Radhika Iyengar’s ‘Fire on the Ganges’ is an invitation to a shared act of empathy – and a fine example of long-form journalism too
Fire on the Ganges: Life among the Dead in Banaras
By Radhika Iyengar
4th Estate / HarperCollins, 348 pages, 599
‘Fire on the Ganges’, by Radhika Iyengar, is about the Dom community, who perform cremations in Banaras. Based on the author’s interactions with many members of this community over eight years – from 2015 to 2023, the book is the outcome of possibly the most intense and longest reporting assignments in recent times. ‘Fire on the Ganges’ is also the first attempt to chronicle the quotidian life of the Doms.
The Doms aspirations and realities change over the years, though their fate remains the same. Theirs is a Dalit sub-caste, and they have been among the more suppressed among the suppressed groups in Hindu society. Yet, it is also believed that they have the ownership of the ‘sacred fire’ without which the soul will not achieve liberation from the cycle of death and rebirth. That should have earned them respect from others. But, as one of them tells the author, “Even today, if we walk in the same lane as an upper-caste Hindu, chances are that he will abuse us. And if we touch them by mistake, they criticize and threaten us.”

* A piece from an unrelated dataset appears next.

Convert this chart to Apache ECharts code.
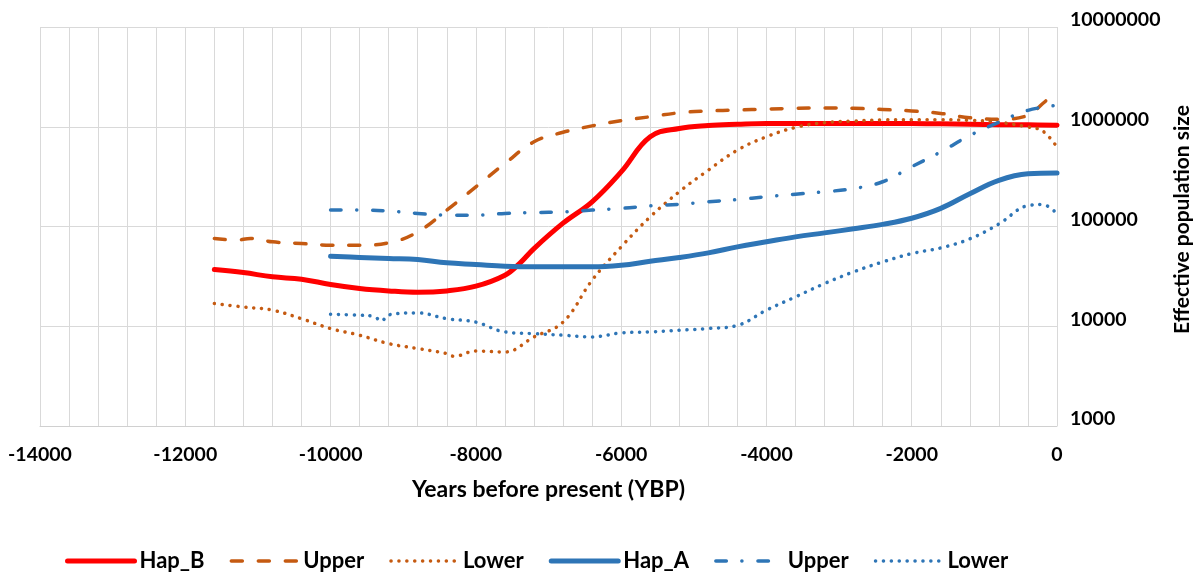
<!DOCTYPE html>
<html>
<head>
<meta charset="utf-8">
<script src="https://cdn.jsdelivr.net/npm/echarts@6/dist/echarts.min.js"></script>
<style>html,body{margin:0;padding:0;background:#fff;}#c{width:1200px;height:573px;}</style>
</head>
<body>
<div id="c"></div>
<script>
// ---- data (years before present, effective population size) ----
const hapBYears = [-11600,-11200,-10800,-10400,-10000,-9600,-9200,-8800,-8400,-8000,-7600,-7400,-7200,-6800,-6400,-6000,-5600,-5200,-4800,-4400,-4000,-3600,-3200,-2800,-2400,-2000,-1600,-1200,-800,-400,0];
const hapBValues = [37000,34500,31300,29600,26200,23900,22600,21900,22600,25200,32500,42500,60100,108000,177000,353000,794000,962000,1030000,1060000,1080000,1080000,1080000,1080000,1080000,1075000,1070000,1060000,1050000,1045000,1035000];

const hapBUpperYears = [-11600,-11300,-11100,-10800,-10400,-10000,-9600,-9200,-8800,-8400,-8000,-7600,-7200,-6800,-6400,-6000,-5600,-5200,-4800,-4400,-4000,-3600,-3200,-2800,-2400,-2000,-1600,-1200,-800,-400,-200,0];
const hapBUpperValues = [75800,73000,76000,70200,67500,65000,65000,68500,88300,146000,250000,428000,706000,880000,1020000,1150000,1260000,1380000,1440000,1470000,1500000,1530000,1540000,1530000,1490000,1440000,1360000,1230000,1190000,1300000,1700000,2280000];

const hapBLowerYears = [-11600,-11200,-10800,-10400,-10000,-9600,-9200,-8800,-8400,-8300,-8000,-7600,-7200,-6800,-6400,-6000,-5600,-5200,-4800,-4400,-4000,-3600,-3200,-2800,-2400,-2000,-1600,-1200,-800,-400,-200,0];
const hapBLowerValues = [16900,15600,14500,11900,9480,8130,6700,5970,5320,5000,5650,5520,7810,11000,28900,62500,125000,223000,367000,583000,794000,985000,1100000,1140000,1170000,1175000,1175000,1160000,1110000,993000,910000,625000];

const hapAYears = [-10000,-9600,-9200,-8800,-8400,-8000,-7600,-7200,-6800,-6400,-6000,-5600,-5200,-4800,-4400,-4000,-3600,-3200,-2800,-2400,-2000,-1600,-1200,-800,-400,0];
const hapAValues = [50400,48900,47800,46700,43200,41600,40000,39400,39400,39400,40900,44800,48900,54400,62500,70200,78700,86300,94800,105000,121000,152000,213000,290000,337000,343000];

const hapAUpperYears = [-10000,-9600,-9200,-8800,-8400,-8000,-7600,-7200,-6800,-6400,-6000,-5600,-5200,-4800,-4400,-4000,-3600,-3200,-2800,-2400,-2000,-1600,-1200,-800,-400,0];
const hapAUpperValues = [146000,146000,143000,135000,130000,130000,135000,138000,140000,146000,152000,161000,167000,177000,186000,199000,211000,223000,240000,281000,397000,560000,818000,1110000,1460000,1640000];

const hapALowerYears = [-10000,-9600,-9400,-9300,-9200,-8800,-8400,-8000,-7600,-7200,-6800,-6400,-6000,-5600,-5200,-4800,-4400,-4000,-3600,-3200,-2800,-2400,-2000,-1600,-1200,-800,-400,-200,0];
const hapALowerValues = [13200,12900,12500,11300,13000,13600,11900,11000,8770,8440,8130,7820,8570,8770,9120,9500,10200,14500,19700,26800,35100,44100,53500,61000,75200,106000,162000,166000,134000];

const seriesNames = ['Hap_B','Upper','Lower','Hap_A','Upper ','Lower '];
const yTicks = [1000,10000,100000,1000000,10000000];

function pairs(xs, ys){ return xs.map((x,i)=>[x, ys[i]]); }

const FONT = 'Lato';
const RED = '#ff0000', ORANGE = '#c55a11', BLUE = '#2e75b6';

const chart = echarts.init(document.getElementById('c'), null, {renderer:'canvas'});

function mk(name, data, color, width, type){
  return {
    name, type:'line', data, symbol:'none', smooth:0.4,
    lineStyle:{color, width, type, cap:'round', join:'round'},
    itemStyle:{color},
    emphasis:{disabled:true}
  };
}

const option = {
  animation:false,
  grid:{left:40, right:143, top:27, bottom:147, containLabel:false, outerBoundsMode:'none'},
  xAxis:{
    type:'value', min:-14000, max:0, interval:400,
    name:'Years before present (YBP)', nameLocation:'middle', nameGap:52,
    nameTextStyle:{fontFamily:FONT, fontWeight:'bold', fontSize:23, color:'#000'},
    axisLine:{show:true, lineStyle:{color:'#d0d0d0', width:1}},
    axisTick:{show:false},
    splitLine:{show:true, lineStyle:{color:'#d9d9d9', width:1}},
    axisLabel:{
      margin:19, fontFamily:FONT, fontWeight:'bold', fontSize:19.5, color:'#000',
      formatter: v => (Math.round(v) % 2000 === 0 ? String(Math.round(v)) : '')
    }
  },
  yAxis:{
    type:'log', logBase:10, min:yTicks[0], max:yTicks[yTicks.length-1], position:'right',
    name:'Effective population size', nameLocation:'middle', nameGap:115, nameRotate:90,
    nameTextStyle:{fontFamily:FONT, fontWeight:'bold', fontSize:21, color:'#000', padding:[0,0,0,14]},
    axisLine:{show:false}, axisTick:{show:false},
    splitLine:{show:true, lineStyle:{color:'#d9d9d9', width:1}},
    axisLabel:{
      margin:13, fontFamily:FONT, fontWeight:'bold', fontSize:19.5, color:'#000',
      verticalAlign:'bottom', lineHeight:14,
      formatter: v => String(Math.round(v))
    }
  },
  legend:{
    left:60, top:545, itemGap:25, itemWidth:67, itemHeight:14,
    textStyle:{fontFamily:FONT, fontWeight:'bold', fontSize:22, color:'#000'},
    formatter: n => n.trim(),
    itemStyle:{color:'rgba(0,0,0,0)', borderColor:'rgba(0,0,0,0)', borderWidth:0, opacity:0},
    lineStyle:{width:'inherit'},
    data: seriesNames.map(n=>({name:n}))
  },
  series:[
    mk(seriesNames[0], pairs(hapBYears, hapBValues), RED, 5, 'solid'),
    mk(seriesNames[1], pairs(hapBUpperYears, hapBUpperValues), ORANGE, 3.5, [11,16]),
    mk(seriesNames[2], pairs(hapBLowerYears, hapBLowerValues), ORANGE, 3.5, [0.1,7.8]),
    mk(seriesNames[3], pairs(hapAYears, hapAValues), BLUE, 5, 'solid'),
    mk(seriesNames[4], pairs(hapAUpperYears, hapAUpperValues), BLUE, 3.5, [10.5,15.5,0.1,16]),
    mk(seriesNames[5], pairs(hapALowerYears, hapALowerValues), BLUE, 3.5, [0.1,7.8])
  ]
};
chart.setOption(option);
</script>
</body>
</html>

Iyengar holds a Master’s degree in journalism from the famed Columbia University Graduate School of Journalism, and the craft of long-form writing (show-don’t-tell, telling detail, creating images, and so on) is at work here; telling multiple narratives in a way that would make the reader keep turning the pages. ‘Fire on the Ganges’, also described as a work of slow journalism and oral history, takes an outsider into the unseen world of the Doms, and invites the reader to look at the world from their eyes. The result is a shared act of empathy – even as the narrative remains strictly objective.
The ancient city of Banaras forms an intriguing backdrop to the Doms’ stories. ‘Fire on the Ganges’ “plunges into Banaras’s historical past, while narrowing its lens on a few spirited characters from the Dom community. Through their tales of struggle and survival, loss and ambition, betrayal and love, it tells the at-times-heartbreaking, at-times-exhilarating story of a community struggling to find a place beyond that accorded to it by ancient tradition”.
In a statement, Iyengar says, “In Banaras, the Doms are a community of corpse-burners, treated as “untouchables” by a majority of dominant caste Hindus. Yet, within this community, there are a few individuals who are striving to become much more than what tradition and society dictates. This book documents their courageous, life-altering decisions and experiences, of how they are doggedly changing their own narrative.”
As a work of long-form journalism and as a deeply researched portrait of contemporary India, ‘Fire on the Ganges’ joins the ranks of ‘Behind the Beautiful Forevers’ (2012) by Katherine Boo and ‘The Good Girls’ (2021) by Sonia Faleiro.